O primeiro autocarro, vindo da Polónia, chegou terça-feira a Olhão. A viagem, na primeira noite”, foi difícil, muito difícil”, relatou o motorista Fernando Coelho, descrevendo o ambiente a bordo. “As crianças choravam muito”, conta. No dia seguinte, “quando perceberam que nós estávamos ali para ajudar, as coisas acalmaram”. Lyunbov Kacmmaryk, a mais velha desse grupo de 46 de refugiados, confirma: “Não consegui descansar durante a viagem.” Mas, os dois dias passados numa estação de comboios na Polónia enquanto aguardar transporte para Portugal, foram, também, de desassossego. “Estava toda a gente stressada.”

“Não consigo ver televisão, estão a matar mulheres e crianças, lançando bombas sobre as cidades.” Na Ucrânia, além dos seus dois netos, deixou para trás duas irmãs.
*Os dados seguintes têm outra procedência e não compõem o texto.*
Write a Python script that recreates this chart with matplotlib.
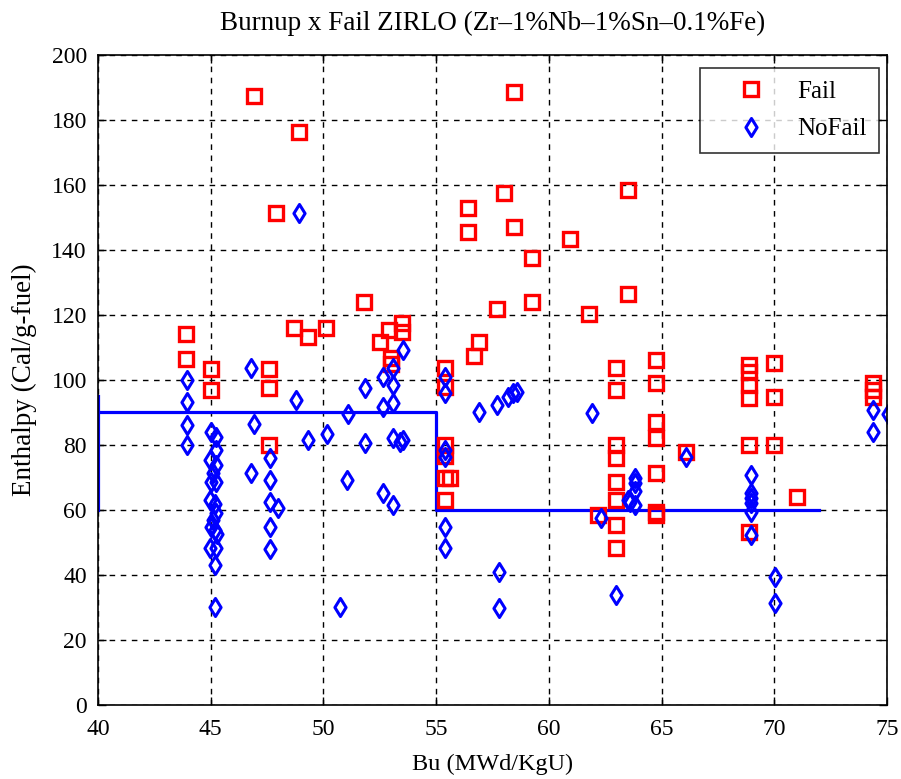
import matplotlib
matplotlib.use("Agg")
import matplotlib.pyplot as plt
from matplotlib.path import Path

plt.rcParams['font.family'] = ['Liberation Serif', 'DejaVu Serif']

# ---------------- data ----------------
fail_bu = [43.9, 43.9, 45.0, 45.0, 46.9, 47.6, 47.6, 47.6, 47.9, 48.7,
           48.9, 49.3, 50.1, 51.8, 52.5, 52.9, 53.0, 53.0, 53.5, 53.5,
           55.4, 55.4, 55.4, 55.4, 55.6, 55.4, 55.4,
           56.4, 56.4, 56.7, 56.9, 57.7, 58.0, 58.45, 58.45, 59.26, 59.26,
           60.94, 61.8, 62.2,
           63.0, 63.0, 63.0, 63.0, 63.0, 63.0, 63.0, 63.0,
           63.5, 63.5,
           64.76, 64.76, 64.76, 64.76, 64.76, 64.76, 64.76,
           66.1,
           68.9, 68.9, 68.9, 68.9, 68.9, 68.9,
           70.0, 70.0, 70.0, 71.0,
           74.4, 74.4, 74.4]
fail_h = [114.0, 106.5, 103.5, 97.0, 187.5, 103.5, 97.5, 80.0, 151.5, 116.0,
          176.3, 113.2, 116.0, 124.0, 111.7, 115.4, 106.8, 105.0, 117.5, 114.8,
          103.7, 97.8, 80.0, 76.5, 69.8, 69.8, 63.0,
          152.9, 145.5, 107.5, 111.7, 121.8, 157.5, 188.6, 147.0, 137.5, 124.0,
          143.4, 120.3, 58.5,
          103.7, 96.9, 80.0, 76.0, 68.6, 63.0, 55.4, 48.3,
          158.5, 126.5,
          106.0, 99.0, 87.0, 82.0, 71.4, 59.5, 58.5,
          77.8,
          104.6, 102.5, 98.5, 94.5, 80.0, 53.2,
          105.3, 94.8, 80.0, 64.0,
          99.0, 96.9, 94.8]

nofail_bu = [43.93, 43.93, 43.93, 43.93,
             45.0, 45.25, 45.25, 44.95, 45.25, 45.1, 45.0, 45.25, 44.95, 45.2,
             45.25, 45.1, 45.0, 45.2, 45.3, 44.95, 45.25, 45.2, 45.2,
             46.77, 46.77, 46.9,
             47.63, 47.63, 47.63, 47.63, 47.63, 48.0,
             48.78, 48.92, 49.3, 50.15, 50.73, 51.1, 51.06, 51.85, 51.85,
             52.65, 52.65, 52.65, 53.1, 53.1, 53.1, 53.1, 53.1, 53.4, 53.55, 53.55,
             55.4, 55.4, 55.4, 55.4, 55.4, 55.4,
             56.9, 57.7, 58.2, 58.4, 58.6, 57.8, 57.8,
             61.9, 62.3, 63.0,
             63.8, 63.8, 63.8, 63.5, 63.8, 63.6,
             66.1,
             68.97, 68.97, 68.97, 68.97, 68.97, 68.97,
             70.04, 70.04,
             74.4, 74.4, 75.06]
nofail_h = [100.0, 93.3, 86.2, 80.0,
            84.1, 82.6, 78.5, 75.4, 73.8, 71.4, 68.6, 68.5, 63.0, 62.0,
            59.0, 57.0, 54.8, 53.8, 52.5, 48.3, 48.3, 43.1, 30.2,
            103.7, 71.4, 86.5,
            76.0, 69.2, 62.5, 54.8, 48.0, 60.6,
            93.8, 151.4, 81.5, 83.4, 30.2, 89.5, 69.2, 97.5, 80.6,
            101.0, 91.7, 65.2, 61.5, 103.7, 98.5, 92.9, 82.2, 81.0, 81.5, 109.2,
            101.0, 96.0, 78.5, 76.3, 54.8, 48.3,
            90.2, 92.3, 94.8, 96.0, 96.3, 40.9, 29.8,
            89.8, 57.5, 33.8,
            69.8, 68.3, 66.0, 63.0, 61.5, 62.5,
            76.3,
            70.8, 65.2, 63.7, 62.1, 59.4, 52.3,
            39.4, 31.4,
            90.8, 84.0, 89.5]

# threshold curve
thr_bu = [40, 55, 55, 72]
thr_h = [90, 90, 60, 60]
thr_edge_bu = [40, 40]
thr_edge_h = [60, 95]

x_ticks = [40, 45, 50, 55, 60, 65, 70, 75]
y_ticks = [0, 20, 40, 60, 80, 100, 120, 140, 160, 180, 200]

# MATLAB-like diamond marker
diamond = Path([(0, 1), (0.62, 0), (0, -1), (-0.62, 0), (0, 1)],
               [Path.MOVETO, Path.LINETO, Path.LINETO, Path.LINETO, Path.CLOSEPOLY])

# ---------------- plot ----------------
fig = plt.figure(figsize=(9.01, 7.79), dpi=100)
ax = fig.add_axes([98/901, 74/779, 789/901, 650/779])

ax.plot(thr_bu, thr_h, color='#0000FF', lw=2.3, zorder=3)
ax.plot(thr_edge_bu, thr_edge_h, color='#0000FF', lw=2.3, zorder=3)

ax.plot(fail_bu, fail_h, linestyle='none', marker='s', markersize=10.5,
        markerfacecolor='none', markeredgecolor='#FF0000', markeredgewidth=2.4,
        zorder=4, label='Fail')
ax.plot(nofail_bu, nofail_h, linestyle='none', marker=diamond, markersize=13,
        markerfacecolor='none', markeredgecolor='#0000FF', markeredgewidth=2.2,
        zorder=5, label='NoFail')

ax.set_xlim(40, 75)
ax.set_ylim(0, 200)
ax.set_xticks(x_ticks)
ax.set_yticks(y_ticks)
ax.tick_params(direction='in', top=True, right=True, length=6, width=1,
               labelsize=17, colors='black')
ax.tick_params(axis='x', pad=10)
ax.tick_params(axis='y', pad=8)
ax.grid(True, color='black', linestyle=(0, (4, 4)), linewidth=1.0)
ax.set_axisbelow(True)
for s in ax.spines.values():
    s.set_linewidth(1.2)
    s.set_zorder(6)

ax.set_title('Burnup x Fail ZIRLO (Zr\u20131%Nb\u20131%Sn\u20130.1%Fe)', fontsize=19.5, pad=18)
ax.set_xlabel('Bu (MWd/KgU)', fontsize=17.5, labelpad=10)
ax.set_ylabel('Enthalpy (Cal/g-fuel)', fontsize=19.5, labelpad=10)

leg = ax.legend(loc='upper right', bbox_to_anchor=(0.99, 0.98), fontsize=18,
                frameon=True, fancybox=False, edgecolor='black',
                handlelength=3.15, handletextpad=0.25, borderpad=0.5,
                labelspacing=0.6, borderaxespad=0.0)
leg.get_frame().set_linewidth(1.2)
leg.set_zorder(10)

fig.savefig('out.png', dpi=100)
Liana abre o álbum das recordações. “Tenho uma foto do meu avô, fardado, com as medalhas ao peito”, enfatiza. Ao agregado familiar, de quatro elementos, juntou-se mais Lyunbov. Para que todos tivessem lugar num apartamento T3, o filho do casal, de 27 anos, passou a dormir na sala. As associações de apoio aos refugiados, na região, relatam casos em que um T2 chega a albergar dez pessoas. As acções e manifestações de solidariedade acontecem um pouco por todo a região. “Foram todos muito simpáticos para comigo.” Em resposta aos apoios recebidos, diz que já aprendeu uma palavra em português: “Obrigado.”